The provisions on special regimes are structured according to the category of assets that are subject to succession:
A – agricultural and forest land:
Section 23 of Act No 180/1995 on certain measures for the settlement of ownership rights to land, as amended
(1) Unless this Act provides otherwise, a legal act or court ruling on the settlement of co‑ownership or a court ruling on succession cannot, by dividing up the existing land listed in Section 21(1), result in a plot of agricultural land smaller than 2 000 m2 or a plot of forest land smaller than 5 000 m2.
(2) It the beneficiaries do not settle the succession of the land listed in Section 21(1) in accordance with the conditions set out in subsection (1), or if in consequence of these conditions the court cannot confirm the share of the estate for each beneficiary, the court shall rule that the land will go to the beneficiaries best placed to manage it.

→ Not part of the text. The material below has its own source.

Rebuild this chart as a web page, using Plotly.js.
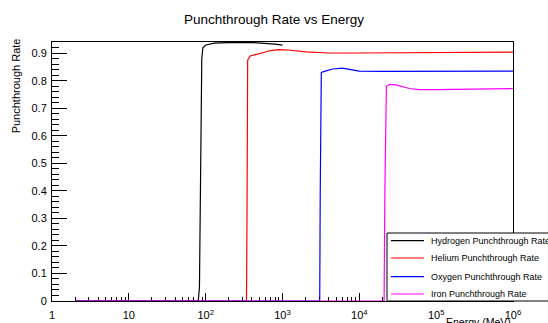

The court shall also rule on this beneficiary’s duty to settle with the other beneficiaries.
(4) The beneficiaries must make the statement referred to in subsection (3) in writing, and cannot retract it.
(6) The limitation period for beneficiaries claims’ arising from the settlement of succession in accordance with subsections (2) and (3) is ten years. To secure such claims, on the registration of the debtor’s title a lien is established on this land for the creditor; any statutory priority of a more senior lien does not apply. The creditor has the right of first refusal to the land covered by the lien.
(7) If the court decided on settlement for co-owners, the conditions set out in subsections (2) to (5) also apply to their settlement.
B – land associations:
Section 8 of Act No 97/2013 on land associations, as amended
(1) For the purposes of this Act, common immovable property refers to a single immovable item comprising several separate plots. Common immovable property is indivisible other than in the cases set out in subsection (2) (note: the subsection does not include succession, so no exemption applies). The joint tenancy of common immovable property cannot be dissolved and settled under the general provisions on dissolving and settling co-ownership (under the Civil Code).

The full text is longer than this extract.